A few weeks ago I saw a tweet quoting Jeremy Roth, a medical cannabis patient speaking at the UK Patient Conference during Medical Cannabis Awareness Week. In the tweet, Jeremy is reported to have said that “every medical cannabis user is one less customer for a drug dealer”, referring to the uptake in patients being prescribed cannabis legally through private clinics instead of turning to the black market to buy cannabis illegally.
"Every medical cannabis user is one less customer for a drug dealer" – Jeremy Roth
UK Patient Conference 2022#MCAW @MEDCANSupport
— Drug Science (@Drug_Science) November 4, 2022
Head to any cannabis business conference, or talk to those heavily embedded in the medical cannabis industry and you’ll probably hear the same sort of line repeated with enthusiasm. If you look hard enough, you’ll find similar sentiments on leafie.
One of the medical industry’s biggest claims is that it protects patients from the inherent evil that is the dirty drug dealer. Recently, something about this claim has started to bother me, a tiny itch at the back of my brain that can’t be scratched. The tweet, and the attitude of the medical cannabis industry, is that every purchase from the black market is shrouded in danger and risk. Yet in over 20 years of buying cannabis from drug dealers, I’ve never once been sold anything other than high-quality weed.
In the world of drugs, cannabis is a bit of a misnomer. Cannabis plants can take up to 9 months to grow and cure. The learning curve is steep. Cannabis plants are hardy enough, hence the nickname weed, but balancing nutrients, light cycles, pests and watering schedules to get high yields mean a lot can go wrong if you don’t know what to do. Margins are relatively low, the risk is high, and the overall effort is large. Compared to driving to a larger supplier, picking up a big bag of cocaine, splitting it into smaller bags and moving it on, cannabis takes a lot of effort to produce and make a decent profit. It’s why county lines gangs tend to focus on Class A drugs such as crack and heroin.
Of course, some organised gangs are prepared to take the risk. Large grows in abandoned pubs, warehouses and even police stations are evidence that some criminal gangs do take an interest in the wholesale production of weed. But for most consumers, buying cannabis means meeting a friendly and enthusiastic local weed nerd. Most cannabis dealers are just smokers who love nothing more than mastering the plants they consume on the daily. Many plugs are also growers who behave more like artisans than hardened gangsters. Dedicated to producing craft cannabis with the same level of reverie as that one weird mate you have from school who obsesses over bread. They are committed students keen to learn, show off and share their skills.

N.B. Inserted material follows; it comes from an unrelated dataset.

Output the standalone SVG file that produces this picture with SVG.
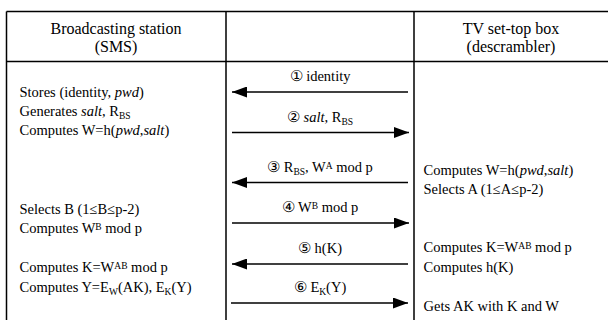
<svg xmlns="http://www.w3.org/2000/svg" width="608" height="320" viewBox="0 0 608 320">
<defs>
<marker id="ah" markerWidth="15" markerHeight="11" refX="15" refY="5.5" orient="auto" markerUnits="userSpaceOnUse">
<path d="M0,0 L15,5.5 L0,11 Z" fill="#000"/>
</marker>
<style>
text{font-family:"Liberation Serif","Times New Roman","DejaVu Serif",serif;font-size:14.5px;fill:#000}
.h{font-size:16px}
.c{text-anchor:middle}
.i{font-style:italic}
.s{font-size:9.5px}
.ln{stroke:#000;stroke-width:1.5;fill:none}
.ar{stroke:#000;stroke-width:1.4;fill:none;marker-end:url(#ah)}
</style>
</defs>
<rect width="608" height="320" fill="#fff"/>
<g id="table">
<path class="ln" d="M6.5,11.5 H608 M6.5,61.5 H608 M6.5,11.5 V320 M226,11.5 V320 M414,11.5 V320"/>
</g>
<g id="sms">
<text class="c h" x="116" y="34">Broadcasting station</text>
<text class="c h" x="116" y="52">(SMS)</text>
<text x="19.5" y="97">Stores (identity, <tspan class="i">pwd</tspan>)</text>
<text x="19.5" y="116">Generates <tspan class="i">salt</tspan>, R<tspan class="s" dy="3">BS</tspan></text>
<text x="19.5" y="135">Computes W=h(<tspan class="i">pwd</tspan>,<tspan class="i">salt</tspan>)</text>
<text x="19.5" y="214">Selects B (1≤B≤p-2)</text>
<text x="19.5" y="233">Computes W<tspan class="s" dy="-3">B</tspan><tspan dy="3"> mod p</tspan></text>
<text x="19.5" y="272">Computes K=W<tspan class="s" dy="-3">AB</tspan><tspan dy="3"> mod p</tspan></text>
<text x="19.5" y="292">Computes Y=E<tspan class="s" dy="3">W</tspan><tspan dy="-3">(AK), E</tspan><tspan class="s" dy="3">K</tspan><tspan dy="-3">(Y)</tspan></text>
</g>
<g id="stb">
<text class="c h" x="511" y="34">TV set-top box</text>
<text class="c h" x="511" y="52">(descrambler)</text>
<text x="423.5" y="175">Computes W=h(<tspan class="i">pwd</tspan>,<tspan class="i">salt</tspan>)</text>
<text x="423.5" y="194">Selects A (1≤A≤p-2)</text>
<text x="423.5" y="252">Computes K=W<tspan class="s" dy="-3">AB</tspan><tspan dy="3"> mod p</tspan></text>
<text x="423.5" y="272">Computes h(K)</text>
<text x="423.5" y="311">Gets AK with K and W</text>
</g>
<g id="connectors">
<line class="ar" x1="408" y1="92" x2="232" y2="92"/>
<line class="ar" x1="232" y1="132.5" x2="409" y2="132.5"/>
<line class="ar" x1="408" y1="182.5" x2="232" y2="182.5"/>
<line class="ar" x1="232" y1="223" x2="409" y2="223"/>
<line class="ar" x1="408" y1="264" x2="232" y2="264"/>
<line class="ar" x1="231" y1="303" x2="408" y2="303"/>
<text class="c" x="320" y="81">① identity</text>
<text class="c" x="320" y="122">② <tspan class="i">salt</tspan>, R<tspan class="s" dy="3">BS</tspan></text>
<text class="c" x="320" y="172">③ R<tspan class="s" dy="3">BS</tspan><tspan dy="-3">, W</tspan><tspan class="s" dy="-3">A</tspan><tspan dy="3"> mod p</tspan></text>
<text class="c" x="320" y="212">④ W<tspan class="s" dy="-3">B</tspan><tspan dy="3"> mod p</tspan></text>
<text class="c" x="320" y="253">⑤ h(K)</text>
<text class="c" x="320" y="292">⑥ E<tspan class="s" dy="3">K</tspan><tspan dy="-3">(Y)</tspan></text>
</g>
</svg>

Most of these passionate growers go beyond being nimble gardeners. Many are well versed in the medicinal properties of the plant too. Long before men in suits came swooping in with venture capital, countless people were risking their freedom to help others heal with cannabis. Take the case of 46-year-old father of 2 Andrew Baines. Police caught Baines with almost a kilo of cannabis and 30 cannabis plants at his home in January 2020, which he had been using to illegally supply thousands of patients with medicine to treat cancer and other life-changing illnesses, never taking a penny for his work. A far cry from the hooded monster lurking in the shadows some investors would have you believe supplies cannabis patients today.

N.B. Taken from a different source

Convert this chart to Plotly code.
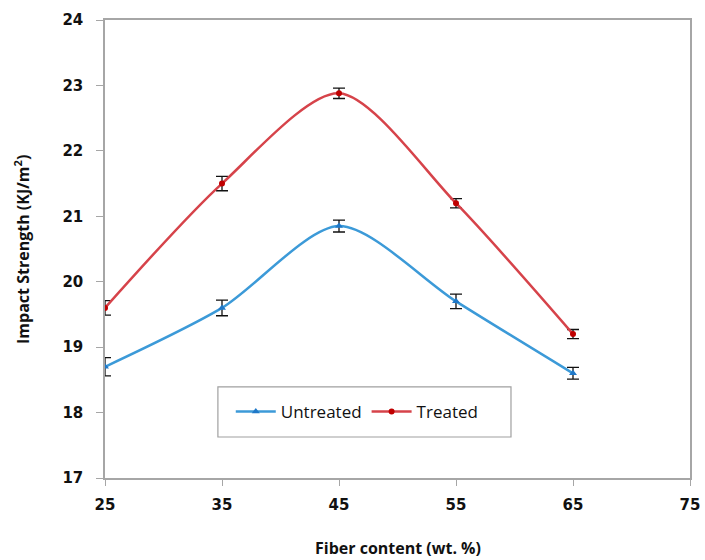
import plotly.graph_objects as go

fiber = [25, 35, 45, 55, 65]
untreated = [18.7, 19.6, 20.85, 19.7, 18.6]
untreated_err = [0.14, 0.12, 0.09, 0.11, 0.09]
treated = [19.6, 21.5, 22.88, 21.2, 19.2]
treated_err = [0.11, 0.11, 0.08, 0.07, 0.07]
x_ticks = [25, 35, 45, 55, 65, 75]
y_ticks = [17, 18, 19, 20, 21, 22, 23, 24]

blue = "#3C9AD8"
red = "#D6434A"

fig = go.Figure()
fig.add_trace(go.Scatter(
    x=fiber, y=untreated, name="Untreated", mode="lines+markers",
    line=dict(color=blue, width=2.5, shape="spline", smoothing=0.8),
    marker=dict(symbol="triangle-up", size=7, color="#1F78C8"),
    error_y=dict(type="data", array=untreated_err, color="#111111", thickness=1.3, width=6),
))
fig.add_trace(go.Scatter(
    x=fiber, y=treated, name="Treated", mode="lines+markers",
    line=dict(color=red, width=2.5, shape="spline", smoothing=0.8),
    marker=dict(symbol="circle", size=6, color="#C00000"),
    error_y=dict(type="data", array=treated_err, color="#111111", thickness=1.3, width=6),
))

tickfont = dict(family="DejaVu Sans", size=15, color="#111111")
titlefont = dict(family="Open Sans", size=16, color="#111111")
fig.update_layout(
    width=705, height=560,
    margin=dict(l=105, r=15, t=20, b=82, autoexpand=False),
    plot_bgcolor="white", paper_bgcolor="white",
    showlegend=True,
    legend=dict(
        orientation="h", x=0.215, y=0.144, xanchor="left", yanchor="middle",
        borderwidth=0, bgcolor="rgba(0,0,0,0)",
        font=dict(family="Open Sans", size=17, color="#111111"),
        itemwidth=40, tracegroupgap=0,
    ),
    shapes=[dict(type="rect", xref="paper", yref="paper", x0=0.193, x1=0.694, y0=0.0895, y1=0.199,
                 line=dict(color="#A0A0A0", width=1.2), fillcolor="white", layer="below")],
    annotations=[
        dict(text="<b>Impact Strength (KJ/m<sup>2</sup>)</b>", xref="paper", yref="paper",
             x=-0.142, y=0.5, textangle=-90, showarrow=False, font=titlefont,
             xanchor="center", yanchor="middle"),
        dict(text="<b>Fiber content (wt. %)</b>", xref="paper", yref="paper",
             x=0.5, y=-0.153, showarrow=False, font=titlefont,
             xanchor="center", yanchor="middle"),
    ],
    xaxis=dict(
        range=[25, 75], tickvals=x_ticks, ticktext=[f"<b>{v}</b>" for v in x_ticks],
        showgrid=False, zeroline=False, showline=True, linecolor="#A6A6A6", linewidth=1.5,
        mirror=True, ticks="outside", ticklen=6, tickcolor="#A6A6A6",
        tickfont=tickfont, automargin=False, ticklabeloverflow="allow",
        ticklabelstandoff=6,
    ),
    yaxis=dict(
        range=[17, 24], tickvals=y_ticks, ticktext=[f"<b>{v}</b>" for v in y_ticks],
        showgrid=False, zeroline=False, showline=True, linecolor="#A6A6A6", linewidth=1.5,
        mirror=True, ticks="outside", ticklen=7, tickcolor="#A6A6A6",
        tickfont=tickfont, automargin=False, ticklabeloverflow="allow",
        ticklabelstandoff=10,
    ),
)

fig.write_html("out.html", config={"displayModeBar": False},
               post_script="document.body.style.margin='0';document.body.style.overflow='hidden';")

Meanwhile, the current medical market is far from perfect. Poor quality cannabis, seeds and stems making up much of the pack, mould recalls, bugs and bud rot have all been prevalent in cannabis alleged to be grown to the highest standards. Irradiation, the process of treating cannabis flowers with gamma rays, has left many patients unhappy with the effect of the cannabis they are being prescribed. Ask anyone who’s been buying from the black market for years when the last time they bought mouldy weed off their preferred plug was, and chances are you’ll get a confused look. The thousands of dedicated cannabis growers across the country do so because they love the plant, and to put mouldy weed out to their customers would be nothing short of sacrilege.

The medical cannabis industry is making great leaps and bounds under challenging circumstances. For some patients, a prescription can open up the possibility of cannabis as a medicine without the fear of criminal repercussions. For patients who’ve never accessed cannabis illegally, or for those whose careers depend on criminal record checks, having a validated and above board source of cannabis can be life-changing. But the medical market also needs to recognise that many patients have been running the risk of criminality for years, and at present, the high associated costs, stocking and supply issues and problems with the quality of legal medical cannabis are all issues that create barriers. For some, those barriers are just too much to overcome.
Demonising the people that black market patients have trusted for years does nothing to improve relations, and while issues exist with the legal market, cannabis consumers are right to remain sceptical. Cannabis, for many, is a community. One that has endured years of unjustified hardship and difficulty. If the medical cannabis industry really wants to improve the outcomes for patients, it should focus on its own problems and spend less time villainising the market on which its foundations are built.